▶ Required work
Starting at the first line of the listing below, retype each line up to and including the one that contains "(9,9.5) -- (1331,9.5);". Leave pictures out.

▶ Stored data
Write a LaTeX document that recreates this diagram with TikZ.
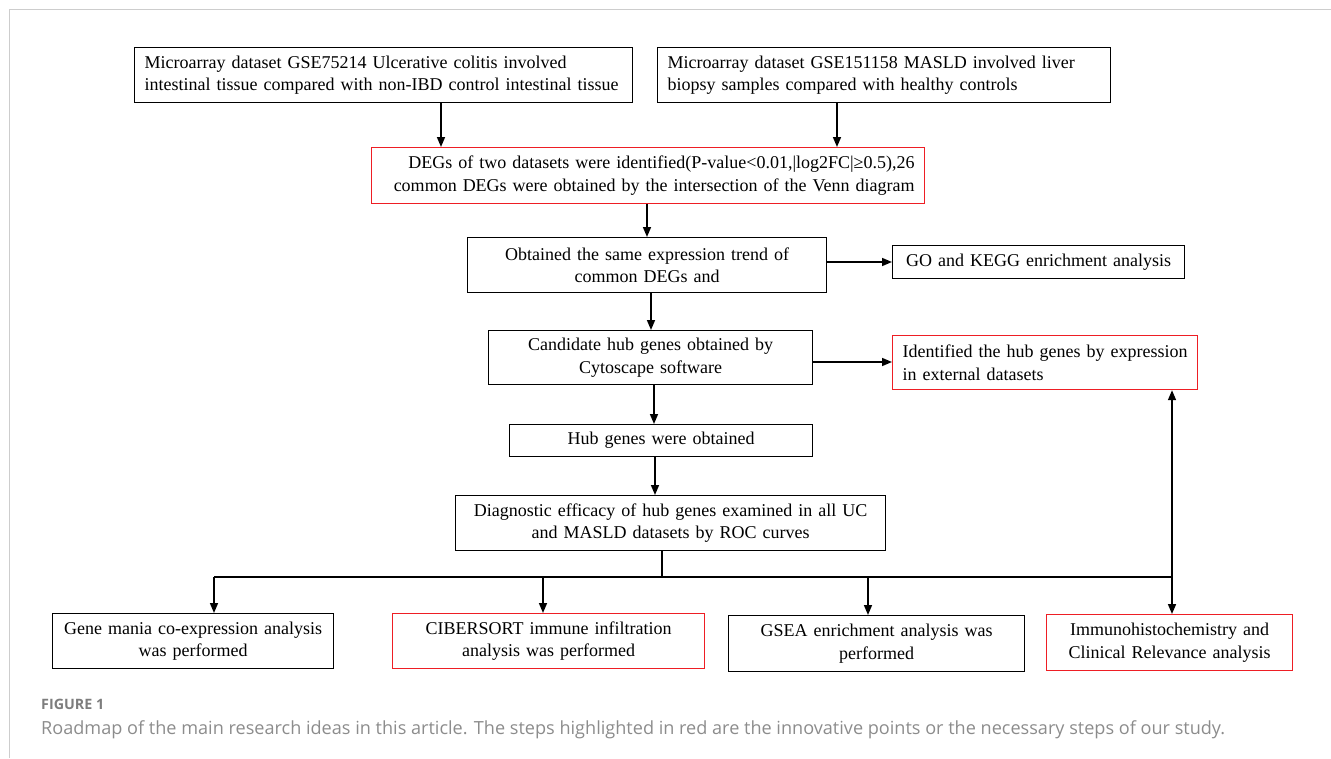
\documentclass[tikz,border=0pt]{standalone}
\usepackage{fontspec}
\setmainfont{Liberation Serif}
\newfontfamily\capfont{Open Sans}
\usetikzlibrary{arrows.meta}
\definecolor{boxred}{RGB}{238,30,36}
\definecolor{framegray}{RGB}{205,205,205}
\definecolor{capgray}{RGB}{140,140,140}
\definecolor{figgray}{RGB}{125,125,125}
\begin{document}
\begin{tikzpicture}[x=1pt,y=-1pt,
  every node/.style={font=\fontsize{18}{22.5}\selectfont},
  box/.style={draw=black, line width=1.2pt, anchor=north west, inner ysep=0pt},
  redbox/.style={box, draw=boxred},
  arr/.style={line width=1.6pt, -{Triangle[length=10pt,width=8pt]}},
  ln/.style={line width=1.6pt}]
\useasboundingbox (0,0) rectangle (1331,758);
\draw[framegray, line width=1pt] (9,758) -- (9,9.5) -- (1331,9.5);

% boxes
\node[box, minimum width=498pt, minimum height=55pt, text width=478pt, inner xsep=10pt, align=left] (A) at (134,47)
  {\mbox{Microarray dataset GSE75214 Ulcerative colitis involved}\\\mbox{intestinal tissue compared with non-IBD control intestinal tissue}};
\node[box, minimum width=453pt, minimum height=55pt, text width=433pt, inner xsep=10pt, align=left] (B) at (657,47)
  {\mbox{Microarray dataset GSE151158 MASLD involved liver}\\\mbox{biopsy samples compared with healthy controls}};
\node[redbox, minimum width=553pt, minimum height=56pt, text width=533pt, inner xsep=10pt, align=right] (C) at (371,147)
  {\mbox{DEGs of two datasets were identified(P-value<0.01,|log2FC|≥0.5),26}\\\mbox{common DEGs were obtained by the intersection of the Venn diagram}};
\node[box, minimum width=359pt, minimum height=55pt, text width=349pt, inner xsep=5pt, align=center] (D) at (467,237)
  {Obtained the same expression trend of\\common DEGs and};
\node[box, minimum width=292pt, minimum height=33pt, text width=282pt, inner xsep=5pt, align=center] (E) at (892,245)
  {\mbox{GO and KEGG enrichment analysis}};
\node[box, minimum width=324pt, minimum height=54pt, text width=314pt, inner xsep=5pt, align=center] (F) at (488,330)
  {Candidate hub genes obtained by\\Cytoscape software};
\node[redbox, minimum width=305pt, minimum height=54pt, text width=289pt, inner xsep=8pt, align=left] (G) at (892,335)
  {\mbox{\hspace*{2pt}Identified the hub genes by expression}\\\mbox{\hspace*{2pt}in external datasets}};
\node[box, minimum width=303pt, minimum height=32pt, text width=293pt, inner xsep=5pt, align=center] (H) at (509,424)
  {Hub genes were obtained};
\node[box, minimum width=430pt, minimum height=55pt, text width=420pt, inner xsep=5pt, align=center] (I) at (455,495)
  {\mbox{Diagnostic efficacy of hub genes examined in all UC}\\and MASLD datasets by ROC curves};
\node[box, minimum width=281pt, minimum height=55pt, text width=271pt, inner xsep=5pt, align=center] (J) at (52,613)
  {\mbox{Gene mania co-expression analysis}\\was performed};
\node[redbox, minimum width=312pt, minimum height=55pt, text width=302pt, inner xsep=5pt, align=center] (K) at (392,613)
  {CIBERSORT immune infiltration\\analysis was performed};
\node[box, minimum width=296pt, minimum height=56pt, text width=286pt, inner xsep=5pt, align=center] (L) at (728,615)
  {GSEA enrichment analysis was\\performed};
\node[redbox, minimum width=246pt, minimum height=56pt, text width=236pt, inner xsep=5pt, align=center] (M) at (1046,614)
  {\mbox{Immunohistochemistry and}\\\mbox{Clinical Relevance analysis}};

% helper coordinates
\coordinate (xa) at (441,0);
\coordinate (xb) at (837,0);
\coordinate (xc) at (647,0);
\coordinate (xd) at (651,0);
\coordinate (xf) at (654,0);
\coordinate (xh) at (655,0);
\coordinate (bus) at (662,577);
\coordinate (busJ) at (214,577);
\coordinate (busK) at (543,577);
\coordinate (busL) at (868,577);
\coordinate (busM) at (1172,577);
\coordinate (yde) at (0,262);
\coordinate (yfg) at (0,362);

% connectors
\draw[arr] (A.south -| xa) -- (C.north -| xa);
\draw[arr] (B.south -| xb) -- (C.north -| xb);
\draw[arr] (C.south -| xc) -- (D.north -| xc);
\draw[arr] (D.east |- yde) -- (E.west |- yde);
\draw[arr] (D.south -| xd) -- (F.north -| xd);
\draw[arr] (F.east |- yfg) -- (G.west |- yfg);
\draw[arr] (F.south -| xf) -- (H.north -| xf);
\draw[arr] (H.south -| xh) -- (I.north -| xh);
\draw[ln] (I.south -| bus) -- (bus);
\draw[ln] (busJ) -- (busM);
\draw[arr] (busJ) -- (J.north -| busJ);
\draw[arr] (busK) -- (K.north -| busK);
\draw[arr] (busL) -- (L.north -| busL);
\draw[arr] (busM) -- (M.north -| busM);
\draw[arr] (busM) -- (G.south -| busM);

% caption
\node[anchor=base west, inner sep=0pt, font=\capfont\bfseries\fontsize{14.3}{16}\selectfont, text=figgray] (figlab) at (41,709) {FIGURE 1};
\node[anchor=base west, inner sep=0pt, font=\capfont\fontsize{18.1}{22}\selectfont, text=capgray] (captxt) at (41,734)
  {Roadmap of the main research ideas in this article. The steps highlighted in red are the innovative points or the necessary steps of our study.};
\end{tikzpicture}
\end{document}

▶ Correct output
Write a LaTeX document that recreates this diagram with TikZ.
\documentclass[tikz,border=0pt]{standalone}
\usepackage{fontspec}
\setmainfont{Liberation Serif}
\newfontfamily\capfont{Open Sans}
\usetikzlibrary{arrows.meta}
\definecolor{boxred}{RGB}{238,30,36}
\definecolor{framegray}{RGB}{205,205,205}
\definecolor{capgray}{RGB}{140,140,140}
\definecolor{figgray}{RGB}{125,125,125}
\begin{document}
\begin{tikzpicture}[x=1pt,y=-1pt,
  every node/.style={font=\fontsize{18}{22.5}\selectfont},
  box/.style={draw=black, line width=1.2pt, anchor=north west, inner ysep=0pt},
  redbox/.style={box, draw=boxred},
  arr/.style={line width=1.6pt, -{Triangle[length=10pt,width=8pt]}},
  ln/.style={line width=1.6pt}]
\useasboundingbox (0,0) rectangle (1331,758);
\draw[framegray, line width=1pt] (9,758) -- (9,9.5) -- (1331,9.5);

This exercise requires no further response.